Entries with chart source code
--- START ---

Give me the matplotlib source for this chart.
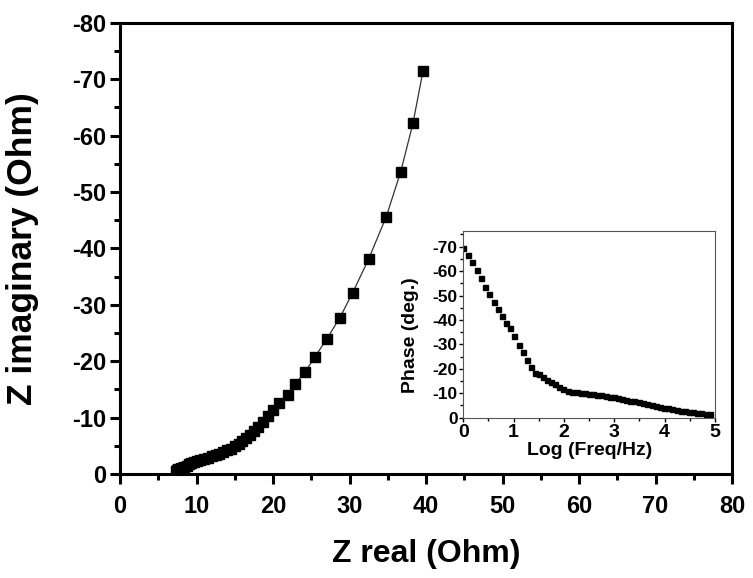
import matplotlib
matplotlib.use("Agg")
import matplotlib.pyplot as plt
from matplotlib.ticker import MultipleLocator

plt.rcParams["font.family"] = ["Liberation Sans", "DejaVu Sans"]
plt.rcParams["font.weight"] = "bold"
plt.rcParams["axes.unicode_minus"] = False

# Nyquist data (Z real, -Z imaginary), Ohm
z_real = [39.6, 38.3, 36.7, 34.8, 32.5, 30.4, 28.7, 27.0, 25.5, 24.2,
          22.9, 21.9, 20.8, 20.0, 19.3, 18.7, 18.1, 17.5, 17.0, 16.5,
          16.0, 15.5, 15.0, 14.5, 14.0, 13.5, 13.0, 12.5, 12.0, 11.5,
          11.0, 10.5, 10.1, 9.7, 9.3, 9.0, 8.7, 8.4, 8.2, 8.0,
          7.8, 7.6, 7.5, 7.4, 7.3]
z_imag = [-71.4, -62.2, -53.6, -45.6, -38.1, -32.1, -27.6, -23.9, -20.8, -18.1,
          -16.0, -14.0, -12.5, -11.3, -10.2, -9.3, -8.4, -7.6, -6.9, -6.3,
          -5.8, -5.3, -4.9, -4.5, -4.2, -3.9, -3.6, -3.4, -3.2, -2.9,
          -2.7, -2.5, -2.3, -2.1, -1.9, -1.7, -1.5, -1.3, -1.15, -1.0,
          -0.9, -0.8, -0.7, -0.6, -0.5]

# Bode phase data for the inset
log_freq = [0.0, 0.09, 0.18, 0.27, 0.35, 0.44, 0.52, 0.60, 0.68, 0.77,
            0.85, 0.93, 1.00, 1.10, 1.18, 1.26, 1.34, 1.42, 1.51, 1.59,
            1.67, 1.75, 1.83, 1.91, 1.99, 2.08, 2.16, 2.25, 2.33, 2.41,
            2.49, 2.58, 2.66, 2.74, 2.83, 2.91, 2.99, 3.07, 3.16, 3.24,
            3.32, 3.40, 3.49, 3.57, 3.65, 3.74, 3.82, 3.90, 3.99, 4.07,
            4.15, 4.24, 4.32, 4.40, 4.48, 4.57, 4.65, 4.73, 4.82, 4.90]
phase = [-69.6, -66.6, -63.6, -60.4, -57.0, -53.6, -50.5, -47.5, -44.5, -41.7,
         -38.6, -36.6, -33.6, -29.7, -26.7, -23.6, -20.9, -18.4, -17.9, -16.8,
         -15.4, -14.5, -13.6, -12.7, -11.7, -11.0, -10.7, -10.4, -10.2, -10.0,
         -9.8, -9.6, -9.3, -9.1, -8.9, -8.6, -8.3, -8.0, -7.7, -7.4,
         -7.0, -6.7, -6.3, -5.9, -5.5, -5.1, -4.7, -4.4, -4.1, -3.8,
         -3.4, -3.1, -2.9, -2.6, -2.4, -2.2, -2.0, -1.8, -1.6, -1.4]

fig = plt.figure(figsize=(7.53, 5.78), dpi=100)
ax = fig.add_axes([120 / 753, 1 - 474 / 578, 612 / 753, 451.3 / 578])

ax.plot(z_real, z_imag, color="#333333", lw=0.9, marker="s", ms=7.5,
        mfc="black", mec="black")
ax.set_xlim(0, 80)
ax.set_ylim(0, -80)
ax.xaxis.set_major_locator(MultipleLocator(10))
ax.xaxis.set_minor_locator(MultipleLocator(5))
ax.yaxis.set_major_locator(MultipleLocator(10))
ax.yaxis.set_minor_locator(MultipleLocator(5))
for s in ax.spines.values():
    s.set_linewidth(2.2)
ax.tick_params(which="major", direction="out", length=7, width=2.2, labelsize=17)
ax.tick_params(which="minor", direction="out", length=4, width=2.2)
ax.tick_params(axis="x", which="major", pad=8)
ax.tick_params(axis="y", which="major", pad=3)
for lab in ax.get_xticklabels() + ax.get_yticklabels():
    lab.set_fontweight("bold")

ax.set_xlabel("Z real (Ohm)", fontsize=23, fontweight="bold")
ax.set_ylabel("Z imaginary (Ohm)", fontsize=25.5, fontweight="bold")
ax.xaxis.set_label_coords(0.5, -0.145)
ax.yaxis.set_label_coords(-0.132, 0.5)

# inset
ins = fig.add_axes([463.3 / 753, 1 - 417.7 / 578, 251.7 / 753, 186.7 / 578])
ins.plot(log_freq, phase, ls="none", marker="s", ms=3.6, color="black")
ins.set_xlim(0, 5)
ins.set_ylim(0, -76.4)
ins.xaxis.set_major_locator(MultipleLocator(1))
ins.xaxis.set_minor_locator(MultipleLocator(0.5))
ins.yaxis.set_major_locator(MultipleLocator(10))
ins.yaxis.set_minor_locator(MultipleLocator(5))
for s in ins.spines.values():
    s.set_linewidth(0.8)
    s.set_color("#555555")
ins.tick_params(which="major", direction="out", length=3, width=1)
ins.tick_params(which="minor", direction="out", length=2, width=1)
ins.tick_params(axis="x", labelsize=14, pad=1.5)
ins.tick_params(axis="y", labelsize=12.5, pad=1)
for lab in ins.get_xticklabels() + ins.get_yticklabels():
    lab.set_fontweight("bold")
ins.set_xlabel("Log (Freq/Hz)", fontsize=14, fontweight="bold")
ins.set_ylabel("Phase (deg.)", fontsize=14, fontweight="bold")
ins.xaxis.set_label_coords(0.5, -0.128)
ins.yaxis.set_label_coords(-0.175, 0.443)

fig.savefig("out.png", dpi=100)
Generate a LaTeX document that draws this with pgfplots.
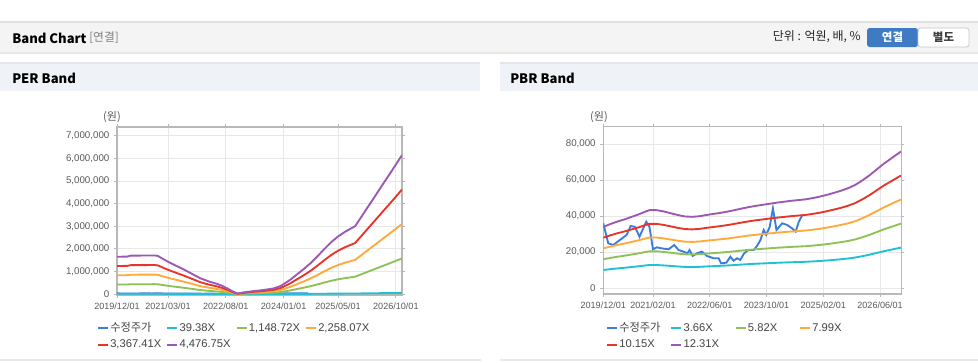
\documentclass[border=0pt]{standalone}
\usepackage{fontspec}
\setmainfont{Liberation Sans}
\newfontfamily\kr{Noto Sans CJK KR}
\usepackage{pgfplots}
\usepackage{pgfplotstable}
\pgfplotsset{compat=1.18}
\definecolor{hdrbg}{HTML}{F4F4F4}
\definecolor{hdrline}{HTML}{E0E0E0}
\definecolor{shadowc}{HTML}{D6D6D6}
\definecolor{subbg}{HTML}{EFF2F7}
\definecolor{subline}{HTML}{E2E6EC}
\definecolor{axisc}{HTML}{B8B8B8}
\definecolor{gridc}{HTML}{E8E8E8}
\definecolor{tickt}{HTML}{5A5A5A}
\definecolor{legt}{HTML}{444444}
\definecolor{btnblue}{HTML}{3F7BC3}
\definecolor{btnborder}{HTML}{C9C9C9}
\definecolor{cblue}{HTML}{3B7DDD}
\definecolor{ccyan}{HTML}{1FC1D3}
\definecolor{cgreen}{HTML}{8DC356}
\definecolor{corange}{HTML}{FFAA3A}
\definecolor{cred}{HTML}{E8342A}
\definecolor{cpurple}{HTML}{9D58B4}

\pgfplotstableread{
m p r o g c
0 1650000 1241000 832000 423000 14500
3 1660000 1249000 837000 426000 14600
4 1700000 1279000 857000 436000 15000
11 1710000 1286000 863000 439000 15000
12 1690000 1271000 852000 434000 14900
13 1600000 1204000 807000 411000 14100
15 1430000 1076000 721000 367000 12600
17 1280000 963000 646000 328000 11300
19.5 1100000 827000 555000 282000 9700
22 900000 677000 454000 231000 7900
24.5 700000 527000 353000 180000 6200
27 560000 421000 282000 144000 4900
29.5 450000 338000 227000 115000 4000
31 360000 271000 182000 92000 3200
32.5 250000 188000 126000 64000 2200
34 120000 90000 61000 31000 1100
35.5 20000 15000 10000 5000 200
37 70000 53000 35000 18000 600
40 130000 98000 66000 33000 1100
43 180000 135000 91000 46000 1600
46 250000 188000 126000 64000 2200
48 350000 263000 177000 90000 3100
49 440000 331000 222000 113000 3900
51 640000 481000 323000 164000 5600
53 880000 662000 444000 226000 7700
55 1120000 842000 565000 287000 9900
57 1380000 1038000 696000 354000 12100
59 1680000 1264000 847000 431000 14800
61 2000000 1504000 1009000 513000 17600
63 2300000 1730000 1160000 590000 20200
65 2550000 1918000 1286000 654000 22400
67 2750000 2069000 1387000 706000 24200
69 2920000 2196000 1473000 749000 25700
70 3000000 2257000 1513000 770000 26400
72 3450000 2595000 1740000 885000 30300
74 3910000 2941000 1972000 1003000 34400
76 4360000 3280000 2199000 1119000 38400
78 4820000 3626000 2431000 1237000 42400
80 5270000 3964000 2658000 1352000 46400
82 5730000 4310000 2890000 1470000 50400
83.8 6150000 4626000 3102000 1578000 54100
}\perbands

\pgfplotstableread{
m p r o g c
0 34000 28030 22070 16080 10110
2 35600 29350 23110 16830 10580
4 37000 30510 24020 17490 11000
6 38200 31500 24800 18060 11360
8 39600 32650 25700 18720 11770
10 41000 33800 26610 19380 12190
12 42600 35120 27650 20140 12660
13 43300 35700 28110 20470 12870
15 43300 35700 28110 20470 12870
17 42600 35120 27650 20140 12660
19 41600 34300 27000 19670 12370
21 40600 33470 26350 19200 12070
23 39800 32820 25830 18820 11830
25 39600 32650 25700 18720 11770
27 39900 32900 25900 18860 11860
29 40600 33470 26350 19200 12070
31 41200 33970 26740 19480 12250
33 41800 34460 27130 19760 12430
35 42500 35040 27590 20090 12640
37 43300 35700 28110 20470 12870
39 44200 36440 28690 20900 13140
41 45000 37100 29210 21280 13380
43 45700 37680 29660 21610 13590
45 46300 38170 30050 21890 13760
47 46900 38670 30440 22170 13940
49 47500 39160 30830 22460 14120
51 48000 39580 31160 22690 14270
53 48500 39990 31480 22930 14420
55 48900 40320 31740 23120 14540
57 49300 40650 32000 23310 14660
59 50000 41230 32460 23640 14870
61 50800 41880 32970 24020 15100
63 51800 42710 33620 24490 15400
65 52900 43620 34340 25010 15730
67 54100 44610 35120 25580 16080
69 55500 45760 36030 26240 16500
71 57300 47240 37190 27090 17040
73 59800 49310 38820 28270 17780
75 62600 51610 40630 29600 18610
77 65800 54250 42710 31110 19560
79 69000 56890 44790 32620 20510
81 71800 59200 46610 33950 21350
83 74600 61510 48420 35270 22180
83.9 75800 62500 49200 35840 22540
}\pbrbands

\pgfplotstableread{
m v
0 36000
1.4 24900
2.8 24000
4.7 26800
6.6 29600
7.7 34500
8.9 34100
10.2 28600
12.1 36900
13 34100
14 21600
15.1 22700
16.5 22100
18.4 21600
20 24000
21.2 21200
22.6 20300
23.7 19400
24.3 21200
25.2 17900
26.4 19400
27.8 20300
29.2 17900
31.1 16600
32.5 16600
33.2 13800
34.7 14200
35.8 17500
36.7 15300
37.7 16600
38.6 15700
39.7 19400
40.9 21200
42.4 21200
43.3 23400
44.3 26800
45.2 32300
45.9 29600
46.9 34100
47.8 44300
48.8 32300
50.4 36000
51.8 35100
53.2 33200
54.2 31400
55.1 36900
56.1 40600
}\price

\pgfplotsset{
  bandaxis/.style={
    anchor=south west, scale only axis,
    axis line style={axisc, line width=0.8pt},
    grid=major, major grid style={gridc, line width=0.7pt},
    tick align=outside, major tick length=2.2pt,
    tick style={axisc, line width=0.6pt},
    xticklabel style={font=\fontsize{6.8}{7}\selectfont, text=tickt},
    yticklabel style={font=\fontsize{7.3}{8}\selectfont, text=tickt,
      /pgf/number format/.cd, fixed, 1000 sep={,}, assume math mode=true},
    scaled y ticks=false,
    every axis plot/.append style={line width=1.4pt, mark=none},
    legend columns=4, legend cell align=left,
    legend image code/.code={\draw[##1, line width=1.5pt] (0pt,0pt) -- (7.5pt,0pt);},
    legend style={draw=none, fill=none, at={(0,0)}, anchor=north west,
      inner sep=0pt, nodes={inner sep=1pt}, row sep=2.6pt, column sep=0pt,
      font=\fontsize{8.4}{9}\selectfont, text=legt},
  }
}

\begin{document}
\begin{tikzpicture}[x=0.75pt,y=-0.75pt]
\useasboundingbox (0,0) rectangle (978,362);
\fill[white] (0,0) rectangle (978,362);
% top header bar
\fill[shadowc!60] (0,51) rectangle (978,54);
\fill[hdrbg] (0,22) rectangle (978,52);
\fill[hdrline] (0,21) rectangle (978,23);
\node[anchor=west, inner sep=0pt, font=\kr\bfseries\fontsize{9.8}{10}\selectfont] at (12,38) {Band Chart};
\node[anchor=west, inner sep=0pt, font=\kr\fontsize{8.8}{9}\selectfont, text=gray] at (89,38) {[연결]};
\node[anchor=east, inner sep=0pt, font=\kr\fontsize{9}{9}\selectfont, text=black!85] at (861,37) {단위 : 억원, 배, \%};
\fill[btnblue, rounded corners=2pt] (867,28) rectangle (918,47);
\filldraw[fill=white, draw=btnborder, line width=0.6pt, rounded corners=2pt] (918,28) rectangle (969,47);
\node[inner sep=0pt, font=\kr\bfseries\fontsize{8.6}{9}\selectfont, text=white] at (892.5,37.5) {연결};
\node[inner sep=0pt, font=\kr\bfseries\fontsize{8.6}{9}\selectfont, text=black!75] at (943.5,37.5) {별도};
% sub headers
\fill[subbg] (0,62) rectangle (480,91);
\fill[subline] (0,61.5) rectangle (480,63.5);
\fill[subbg] (500,62) rectangle (978,91);
\fill[subline] (500,61.5) rectangle (978,63.5);
\node[anchor=west, inner sep=0pt, font=\kr\bfseries\fontsize{9.8}{10}\selectfont] at (12,78) {PER Band};
\node[anchor=west, inner sep=0pt, font=\kr\bfseries\fontsize{9.8}{10}\selectfont] at (510,78) {PBR Band};
% bottom lines
\fill[hdrline!70] (0,359) rectangle (481,361);
\fill[hdrline!70] (500,359) rectangle (978,361);
% unit labels
\node[inner sep=0pt, font=\kr\fontsize{8.3}{9}\selectfont, text=tickt] at (112,117) {(원)};
\node[inner sep=0pt, font=\kr\fontsize{8.3}{9}\selectfont, text=tickt] at (599,117) {(원)};

% PER axis
\begin{axis}[bandaxis,
  at={(117*0.75pt,-295*0.75pt)}, width=213.75pt, height=126pt,
  xmin=0, xmax=83.8, ymin=-40000, ymax=7390000,
  xtick={0,15,32,49,65,82},
  xticklabels={2019/12/01,2021/03/01,2022/08/01,2024/01/01,2025/05/01,2026/10/01},
  ytick={0,1000000,2000000,3000000,4000000,5000000,6000000,7000000},
  legend style={xshift=-15.25pt, yshift=-19.5pt},
]
\addplot[cblue] table[x=m, y=v] {\price};
\addlegendentry{\makebox[41pt][l]{\kr 수정주가}}
\addplot[ccyan] table[x=m, y=c] {\perbands};
\addlegendentry{\makebox[41pt][l]{39.38X}}
\addplot[cgreen] table[x=m, y=g] {\perbands};
\addlegendentry{\makebox[41pt][l]{1,148.72X}}
\addplot[corange] table[x=m, y=o] {\perbands};
\addlegendentry{\makebox[41pt][l]{2,258.07X}}
\addplot[cred] table[x=m, y=r] {\perbands};
\addlegendentry{\makebox[41pt][l]{3,367.41X}}
\addplot[cpurple] table[x=m, y=p] {\perbands};
\addlegendentry{\makebox[41pt][l]{4,476.75X}}
\end{axis}

% PBR axis
\begin{axis}[bandaxis,
  at={(603.3*0.75pt,-294*0.75pt)}, width=223.3pt, height=125.5pt,
  xmin=0, xmax=83.9, ymin=-3200, ymax=89600,
  xtick={0,14,30,46,62,78},
  xticklabels={2019/12/01,2021/02/01,2022/06/01,2023/10/01,2025/02/01,2026/06/01},
  ytick={0,20000,40000,60000,80000},
  legend style={xshift=1.8pt, yshift=-20.2pt},
]
\addplot[cblue] table[x=m, y=v] {\price};
\addlegendentry{\makebox[37.25pt][l]{\kr 수정주가}}
\addplot[ccyan] table[x=m, y=c] {\pbrbands};
\addlegendentry{\makebox[37.25pt][l]{3.66X}}
\addplot[cgreen] table[x=m, y=g] {\pbrbands};
\addlegendentry{\makebox[37.25pt][l]{5.82X}}
\addplot[corange] table[x=m, y=o] {\pbrbands};
\addlegendentry{\makebox[37.25pt][l]{7.99X}}
\addplot[cred] table[x=m, y=r] {\pbrbands};
\addlegendentry{\makebox[37.25pt][l]{10.15X}}
\addplot[cpurple] table[x=m, y=p] {\pbrbands};
\addlegendentry{\makebox[37.25pt][l]{12.31X}}
\end{axis}
\end{tikzpicture}
\end{document}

--- END ---

● **WRITTEN TASK**:
Pull out every line containing "matplotlib".

● **WORKED ANSWER**:
Give me the matplotlib source for this chart.
import matplotlib
matplotlib.use("Agg")
import matplotlib.pyplot as plt
from matplotlib.ticker import MultipleLocator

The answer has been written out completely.